In preaching the gospel at Corinth, the apostle adopted a different course of action from that which had marked his labors at Athens. While in the latter place, he had adapted his style to the character of his audience; and much of his time had been devoted to the discussion of natural religion, matching logic with logic, and science with science. But when he reviewed the time and labor which he had there devoted to the exposition of Christianity, and realized that his style of teaching had not been productive of much fruit, he decided upon a different plan of labor in the future. He determined to avoid elaborate arguments and discussions of theories as much as possible, and to urge upon sinners the doctrine of salvation through Christ. In his epistle to his Corinthian brethren, he afterward described his manner of laboring among them:—

"And I, brethren, when I came to you, came not with excellency of speech or of wisdom, declaring unto you the testimony of God. For I determined not to know anything among you, save Jesus Christ, and him crucified. And I was with you in weakness, and in fear, and in much trembling. And my speech and may preaching was not with [p. 103] enticing words of man's wisdom, but in demonstration of the Spirit and of power; that your faith should not stand in the wisdom of men, but in the power of God."

Here the apostle has given the most successful manner of converting souls from ignorance and the darkness of error, to the light of truth. If ministers would follow more closely the example of Paul in this particular, they would see greater success attending their efforts. If all who minister in word and doctrine would make it their first business to be pure in heart and life, and to connect themselves closely with Heaven, their teaching would have greater power to convict souls.

When Christ was upon earth, the Jews all over the land were notified to watch his movements, for their religion was not safe where his influence was felt. He was continually followed by spies, who caught up every word and act which they could use against him. Paul had to meet the same spirit of opposition and blind prejudice. He preached first in the synagogue, reasoning from Moses and the prophets, showing what sins the Lord had most severely punished in olden times, and that murmuring and rebellion was the grievous crime that had brought God's displeasure upon the people of his choice.

He brought his hearers down through the types and shadows of the ceremonial law to Christ,—to his crucifixion, his priesthood, and the sanctuary of his ministry,—the great object that had cast its shadow backward into the Jewish age. He, as the Messiah, was the Antitype of all the sacrificial offerings. The apostle showed that according to the prophecies and the universal expectation of the Jews, the Messiah would be of the [p. 104] lineage of Abraham and David. He then traced his descent from the great patriarch Abraham, through the royal psalmist. He proved from Scripture what were to have been the character and works of the promised Messiah, and also his reception and treatment on earth, as testified by the holy prophets. He then showed that these predictions also had been fulfilled in the life, ministry, and death of Jesus, and hence that he was indeed the world's Redeemer.

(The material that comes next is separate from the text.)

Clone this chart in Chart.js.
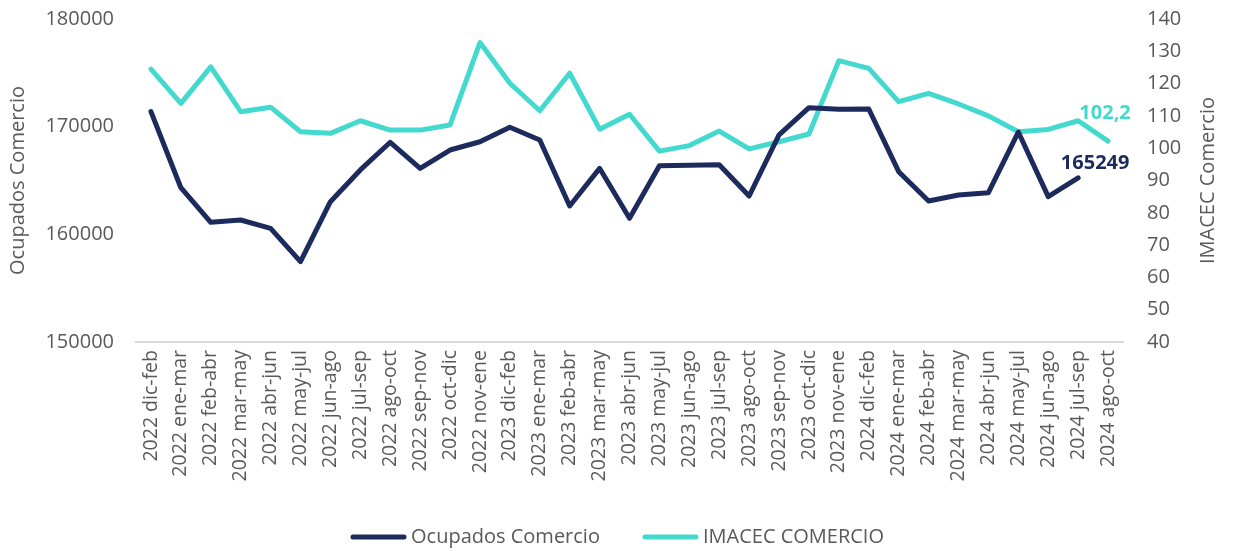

The most convincing proof was given that the gospel was but the development of the Hebrew faith. Christ was to come for the special benefit of the nation that was looking for his coming as the consummation and glory of the Jewish system. The apostle then endeavored to bring home to their consciences the fact that repentance for their rejection of Christ could alone save the nation from impending ruin. He rebuked their ignorance concerning the meaning of those Scriptures which it was their chief boast and glory that they fully understood. He exposed their worldliness, their love of station, titles, and display, and their inordinate selfishness.

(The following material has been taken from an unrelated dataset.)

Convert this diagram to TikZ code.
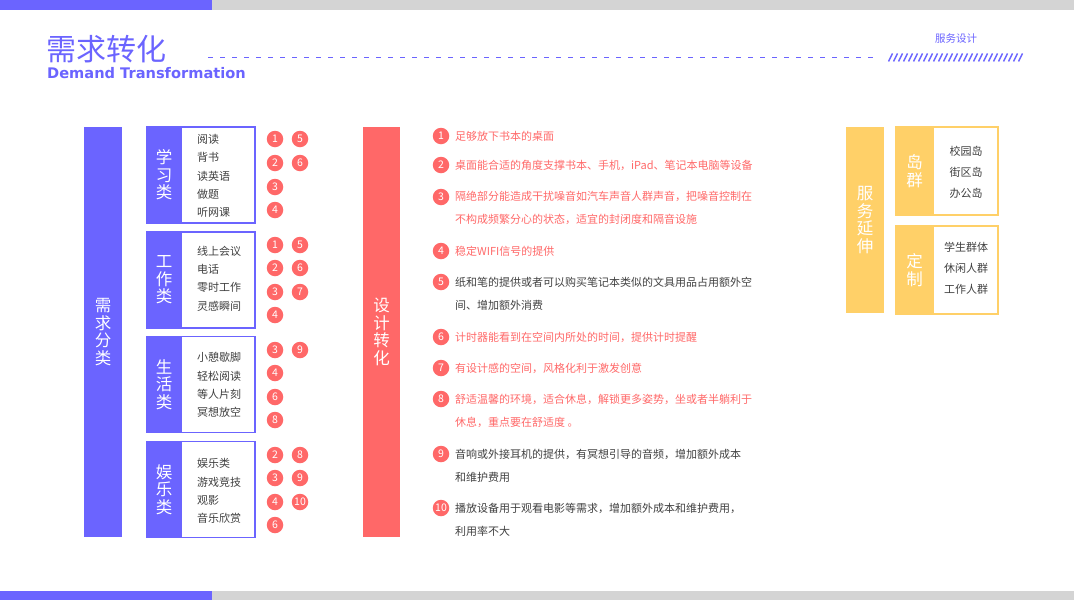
\documentclass[tikz,border=0pt]{standalone}
\usepackage{fontspec}
\setmainfont{Noto Sans CJK SC}
\newfontfamily\latinbold{DejaVu Sans}
\usetikzlibrary{positioning}
\definecolor{zi}{HTML}{6B64FF}
\definecolor{hong}{HTML}{FF6868}
\definecolor{huang}{HTML}{FFD068}
\definecolor{hui}{HTML}{D4D4D4}
\definecolor{wenzi}{HTML}{404040}

\begin{document}
\begin{tikzpicture}[x=1pt,y=-1pt]
	\tikzstyle{tiao}=[inner sep=0pt,text=white,align=center,font=\fontsize{16.5}{17.5}\selectfont];
	\tikzstyle{kuang}=[draw,line width=1.2pt,fill=white,inner sep=0pt];
	\tikzstyle{xiang}=[inner sep=0pt,align=left,text=wenzi,font=\fontsize{11}{18.3}\selectfont];
	\tikzstyle{hao}=[circle,fill=hong,text=white,minimum size=16.5pt,inner sep=0pt,font=\fontsize{10.5}{11}\selectfont];
	\tikzstyle{wen}=[inner sep=0pt,align=left,anchor=west,font=\fontsize{11}{23}\selectfont];
	\useasboundingbox (0,0) rectangle (1074,600);
	%% top and bottom bands
	\fill[zi]  (0,0)     rectangle (212,9.5);
	\fill[hui] (212,0)   rectangle (1074,9.5);
	\fill[zi]  (0,591)   rectangle (212,600);
	\fill[hui] (212,591) rectangle (1074,600);
	%% title
	\node[anchor=west,inner sep=0pt,text=zi,font=\fontsize{30}{31}\selectfont] (biaoti) at (46,49.5) {需求转化};
	\node[anchor=west,inner sep=0pt,text=zi,font=\latinbold\bfseries\fontsize{14.6}{16}\selectfont] (yingwen) at (47,73) {Demand Transformation};
	\draw[zi,line width=1pt,dash pattern=on 5pt off 7pt] (208,57) -- (878,57);
	\node[inner sep=0pt,text=zi,font=\fontsize{10.5}{12}\selectfont] (fuwu) at (956,39) {服务设计};
	\foreach \i in {0,...,26} \draw[zi,line width=1.5pt] (888.5+5*\i,61.5) -- (892.5+5*\i,53.5);
	%% demand classes
	\node[tiao,fill=zi,minimum width=38pt,minimum height=410pt] (xuqiu) at (103,332) {需\\求\\分\\类};
	\node[kuang,draw=zi,minimum width=108pt,minimum height=96pt] (xuexi) at (201,175) {};
	\node[tiao,fill=zi,minimum width=35pt,minimum height=96pt,anchor=west] (xuexib) at (xuexi.west) {学\\习\\类};
	\node[xiang,anchor=west] (xuexil) at (197,176) {阅读\\背书\\读英语\\做题\\听网课};
	\node[kuang,draw=zi,minimum width=108pt,minimum height=96pt] (gongzuo) at (201,280) {};
	\node[tiao,fill=zi,minimum width=35pt,minimum height=96pt,anchor=west] (gongzuob) at (gongzuo.west) {工\\作\\类};
	\node[xiang,anchor=west] (gongzuol) at (197,278.5) {线上会议\\电话\\零时工作\\灵感瞬间};
	\node[kuang,draw=zi,minimum width=108pt,minimum height=96pt] (shenghuo) at (201,384.5) {};
	\node[tiao,fill=zi,minimum width=35pt,minimum height=96pt,anchor=west] (shenghuob) at (shenghuo.west) {生\\活\\类};
	\node[xiang,anchor=west] (shenghuol) at (197,385) {小憩歇脚\\轻松阅读\\等人片刻\\冥想放空};
	\node[kuang,draw=zi,minimum width=108pt,minimum height=96pt] (yule) at (201,489.5) {};
	\node[tiao,fill=zi,minimum width=35pt,minimum height=96pt,anchor=west] (yuleb) at (yule.west) {娱\\乐\\类};
	\node[xiang,anchor=west] (yulel) at (197,491) {娱乐类\\游戏竞技\\观影\\音乐欣赏};
	%% numbers of the classes
	\node[hao] (x1) at (275,139) {1}; \node[hao] (x5) at (300,139) {5};
	\node[hao] (x2) at (275,163) {2}; \node[hao] (x6) at (300,163) {6};
	\node[hao] (x3) at (275,187) {3};
	\node[hao] (x4) at (275,210) {4};
	\node[hao] (g1) at (275,245) {1}; \node[hao] (g5) at (300,245) {5};
	\node[hao] (g2) at (275,268) {2}; \node[hao] (g6) at (300,268) {6};
	\node[hao] (g3) at (275,292) {3}; \node[hao] (g7) at (300,292) {7};
	\node[hao] (g4) at (275,315) {4};
	\node[hao] (s3) at (275,350) {3}; \node[hao] (s9) at (300,350) {9};
	\node[hao] (s4) at (275,373) {4};
	\node[hao] (s6) at (275,397) {6};
	\node[hao] (s8) at (275,420) {8};
	\node[hao] (y2) at (275,455) {2}; \node[hao] (y8) at (300,455) {8};
	\node[hao] (y3) at (275,478) {3}; \node[hao] (y9) at (300,478) {9};
	\node[hao] (y4) at (275,502) {4}; \node[hao] (y10) at (300,502) {10};
	\node[hao] (y6) at (275,525) {6};
	%% design transformation
	\node[tiao,fill=hong,minimum width=37pt,minimum height=410pt] (sheji) at (381.5,332) {设\\计\\转\\化};
	\node[hao] (d1) at (441,136) {1};
	\node[wen,text=hong] (t1) at (455,136) {足够放下书本的桌面};
	\node[hao] (d2) at (441,165) {2};
	\node[wen,text=hong] (t2) at (455,165) {桌面能合适的角度支撑书本、手机，iPad、笔记本电脑等设备};
	\node[hao] (d3) at (441,197) {3};
	\node[wen,text=hong] (t3) at (455,208) {隔绝部分能造成干扰噪音如汽车声音人群声音，把噪音控制在\\不构成频繁分心的状态，适宜的封闭度和隔音设施};
	\node[hao] (d4) at (441,251) {4};
	\node[wen,text=hong] (t4) at (455,251) {稳定WIFI信号的提供};
	\node[hao] (d5) at (441,282) {5};
	\node[wen,text=wenzi] (t5) at (455,293.5) {纸和笔的提供或者可以购买笔记本类似的文具用品占用额外空\\间、增加额外消费};
	\node[hao] (d6) at (441,337) {6};
	\node[wen,text=hong] (t6) at (455,337) {计时器能看到在空间内所处的时间，提供计时提醒};
	\node[hao] (d7) at (441,368) {7};
	\node[wen,text=hong] (t7) at (455,368) {有设计感的空间，风格化利于激发创意};
	\node[hao] (d8) at (441,399) {8};
	\node[wen,text=hong] (t8) at (455,410.5) {舒适温馨的环境，适合休息，解锁更多姿势，坐或者半躺利于\\休息，重点要在舒适度\ 。};
	\node[hao] (d9) at (441,454) {9};
	\node[wen,text=wenzi] (t9) at (455,465.5) {音响或外接耳机的提供，有冥想引导的音频，增加额外成本\\和维护费用};
	\node[hao] (d10) at (441,508) {10};
	\node[wen,text=wenzi] (t10) at (455,519.5) {播放设备用于观看电影等需求，增加额外成本和维护费用，\\利用率不大};
	%% service extension
	\node[tiao,fill=huang,minimum width=38pt,minimum height=186pt] (yanshen) at (865,220) {服\\务\\延\\伸};
	\node[kuang,draw=huang,minimum width=102pt,minimum height=88pt] (daoqun) at (947,171) {};
	\node[tiao,fill=huang,minimum width=38pt,minimum height=88pt,anchor=west] (daoqunb) at (daoqun.west) {岛\\群};
	\node[xiang,align=center,font=\fontsize{11}{21}\selectfont] (daoqunl) at (966,172) {校园岛\\街区岛\\办公岛};
	\node[kuang,draw=huang,minimum width=102pt,minimum height=88pt] (dingzhi) at (947,270) {};
	\node[tiao,fill=huang,minimum width=38pt,minimum height=88pt,anchor=west] (dingzhib) at (dingzhi.west) {定\\制};
	\node[xiang,align=center,font=\fontsize{11}{21}\selectfont] (dingzhil) at (966,268) {学生群体\\休闲人群\\工作人群};
\end{tikzpicture}
\end{document}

But the Jews of Corinth closed their eyes to all the evidence so clearly presented by the apostle, and refused to listen to his appeals. The same spirit which had led them to reject Christ, filled them with wrath and fury against Paul. They would have put an end to his life, had not God guarded his servant, that he might do his work, and bear the gospel message to the Gentiles.

"And when they opposed themselves, and blasphemed, he shook his raiment, and said unto them, Your blood be upon your own heads; I am clean; from henceforth I will go unto the Gentiles. And [p. 105] he departed thence, and entered into a certain man's house, named Justus, one that worshiped God, whose house joined hard to the synagogue." Silas and Timothy had joined Paul, and together they now labored for the Gentiles.

Paul did not bind himself nor his converts to the ceremonies and customs of the Jews, with their varied forms, types, and sacrifices; for he recognized that the perfect and final offering had been made in the death of the Son of God. The age of clearer light and knowledge had now come. And although the early education of Paul had blinded his eyes to this light, and led him to bitterly oppose the work of God, yet the revelation of Christ to him while on his way to Damascus had changed the whole current of his life. His character and works had now become a remarkable illustration of those of his divine Lord. His teaching led the mind to a more active spiritual life, that carried the believer above mere ceremonies. "For thou desirest not sacrifice, else would I give it. Thou delightest not in burnt-offering. The sacrifices of God are a broken spirit. A broken and a contrite heart, O God, thou wilt not despise."

The apostle did not labor to charm the ear with oratory, nor to engage the mind with philosophic discussions, which would leave the heart untouched. He preached the cross of Christ, not with labored eloquence of speech, but with the grace and power of God; and his words moved the people. "And Crispus, the chief ruler of the synagogue, believed on the Lord, with all his house; and many of the Corinthians, hearing, believed and were baptized."